- **Your objective**: Each line containing the word "with" needs to be copied.

- **Information supplied**:
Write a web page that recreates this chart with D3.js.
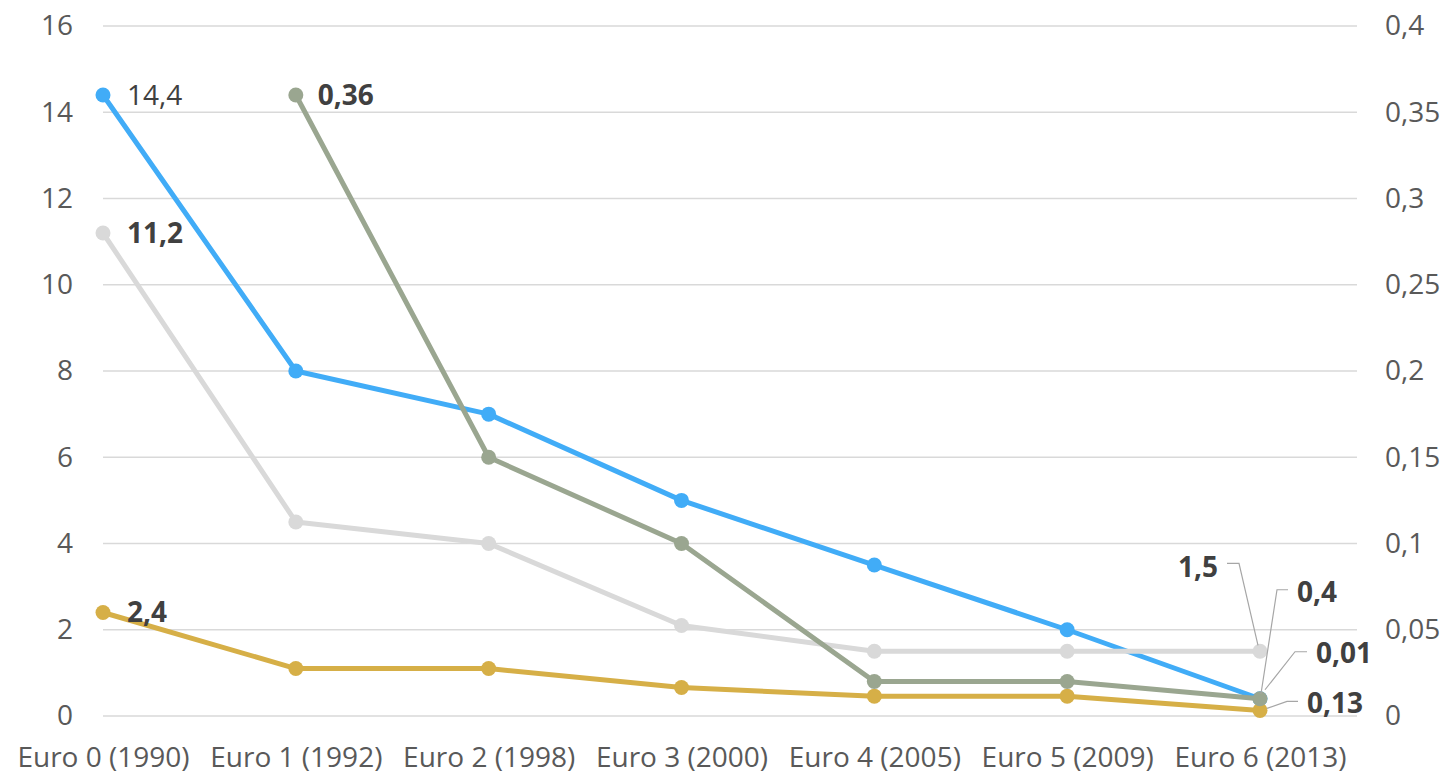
<!DOCTYPE html>
<html>
<head>
<meta charset="utf-8">
<script src="https://cdn.jsdelivr.net/npm/d3@7"></script>
<style>
  html, body { margin: 0; padding: 0; background: #ffffff; }
  svg { display: block; font-family: "Open Sans", sans-serif; }
</style>
</head>
<body>
<svg id="chart" width="1446" height="774"></svg>
<script>
// ---- Data ----
const categories = ["Euro 0 (1990)", "Euro 1 (1992)", "Euro 2 (1998)", "Euro 3 (2000)", "Euro 4 (2005)", "Euro 5 (2009)", "Euro 6 (2013)"];
const blueValues  = [14.4, 8, 7, 5, 3.5, 2, 0.4];          // left axis
const lightValues = [11.2, 4.5, 4, 2.1, 1.5, 1.5, 1.5];    // left axis
const goldValues  = [2.4, 1.1, 1.1, 0.66, 0.46, 0.46, 0.13]; // left axis
const greenValues = [null, 0.36, 0.15, 0.1, 0.02, 0.02, 0.01]; // right axis
const leftTicks  = [0, 2, 4, 6, 8, 10, 12, 14, 16];
const rightTicks = [0, 0.05, 0.1, 0.15, 0.2, 0.25, 0.3, 0.35, 0.4];

// ---- Layout ----
const svg = d3.select("#chart");
const plotLeft = 103, plotRight = 1357, plotTop = 26, plotBottom = 716;

const x = d3.scalePoint().domain(categories).range([103, 1260]);
const yL = d3.scaleLinear().domain([0, 16]).range([plotBottom, plotTop]);
const yR = d3.scaleLinear().domain([0, 0.4]).range([plotBottom, plotTop]);

const locale = d3.formatLocale({ decimal: ",", thousands: ".", grouping: [3], currency: ["", "€"] });
const fmt = v => locale.format("~g")(v);

const axisColor = "#595959";
const labelColor = "#404040";

// Gridlines
svg.append("g").selectAll("line").data(leftTicks).join("line")
  .attr("x1", plotLeft).attr("x2", plotRight)
  .attr("y1", d => yL(d)).attr("y2", d => yL(d))
  .attr("stroke", "#d9d9d9").attr("stroke-width", 1.4);

// Left axis
const leftAxis = svg.append("g").attr("transform", `translate(${plotLeft},0)`)
  .call(d3.axisLeft(yL).tickValues(leftTicks).tickFormat(fmt).tickSize(0).tickPadding(30));
leftAxis.select(".domain").remove();
leftAxis.selectAll("text").attr("fill", axisColor).style("font-size", "28px").style("font-family", "Open Sans");

// Right axis
const rightAxis = svg.append("g").attr("transform", `translate(${plotRight},0)`)
  .call(d3.axisRight(yR).tickValues(rightTicks).tickFormat(fmt).tickSize(0).tickPadding(28));
rightAxis.select(".domain").remove();
rightAxis.selectAll("text").attr("fill", axisColor).style("font-size", "28px").style("font-family", "Open Sans");

// Bottom axis
const bottomAxis = svg.append("g").attr("transform", `translate(0,${plotBottom})`)
  .call(d3.axisBottom(x).tickSize(0).tickPadding(31));
bottomAxis.select(".domain").remove();
bottomAxis.selectAll("text").attr("fill", axisColor).style("font-size", "28px").style("font-family", "Open Sans");

// Series
const series = [
  { values: blueValues,  scale: yL, color: "#41acf7" },
  { values: lightValues, scale: yL, color: "#d9d9d9" },
  { values: goldValues,  scale: yL, color: "#d6af47" },
  { values: greenValues, scale: yR, color: "#9aa690" }
];

series.forEach(s => {
  const pts = categories.map((c, i) => ({ c, v: s.values[i] }));
  const line = d3.line().defined(d => d.v !== null).x(d => x(d.c)).y(d => s.scale(d.v));
  svg.append("path").datum(pts)
    .attr("d", line).attr("fill", "none")
    .attr("stroke", s.color).attr("stroke-width", 5).attr("stroke-linejoin", "round");
  svg.append("g").selectAll("circle").data(pts.filter(d => d.v !== null)).join("circle")
    .attr("cx", d => x(d.c)).attr("cy", d => s.scale(d.v)).attr("r", 7.5)
    .attr("fill", s.color);
});

// Data labels
function label(text, px, py, bold, anchor) {
  svg.append("text").attr("x", px).attr("y", py).attr("dy", "0.35em")
    .attr("text-anchor", anchor || "start")
    .attr("fill", labelColor)
    .style("font-size", "28px").style("font-weight", bold ? 700 : 400)
    .text(text);
}
function leader(pts) {
  svg.append("polyline").attr("points", pts.map(p => p.join(",")).join(" "))
    .attr("fill", "none").attr("stroke", "#a6a6a6").attr("stroke-width", 1.2);
}

// start labels
label(fmt(blueValues[0]),  x(categories[0]) + 24, yL(blueValues[0]), false);
label(fmt(lightValues[0]), x(categories[0]) + 24, yL(lightValues[0]), true);
label(fmt(goldValues[0]),  x(categories[0]) + 24, yL(goldValues[0]), true);
label(fmt(greenValues[1]), x(categories[1]) + 22, yR(greenValues[1]), true);

// end labels with leader lines
const last = categories.length - 1;
const ex = x(categories[last]);
{
  const py = yL(lightValues[last]);
  leader([[ex - 33, py - 88], [ex - 21, py - 88], [ex - 2, py - 6]]);
  label(fmt(lightValues[last]), ex - 42, py - 84, true, "end");
}
{
  const py = yL(blueValues[last]);
  leader([[ex + 28, py - 109], [ex + 17, py - 109], [ex + 1, py - 5]]);
  label(fmt(blueValues[last]), ex + 37, py - 107, true);
}
{
  const py = yR(greenValues[last]);
  leader([[ex + 47, py - 47], [ex + 35, py - 47], [ex + 5, py - 9]]);
  label(fmt(greenValues[last]), ex + 56, py - 46, true);
}
{
  const py = yL(goldValues[last]);
  leader([[ex + 38, py - 9], [ex + 27, py - 9], [ex + 7, py - 2]]);
  label(fmt(goldValues[last]), ex + 47, py - 7, true);
}
</script>
</body>
</html>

- **Result for this exercise**:
Write a web page that recreates this chart with D3.js.
// end labels with leader lines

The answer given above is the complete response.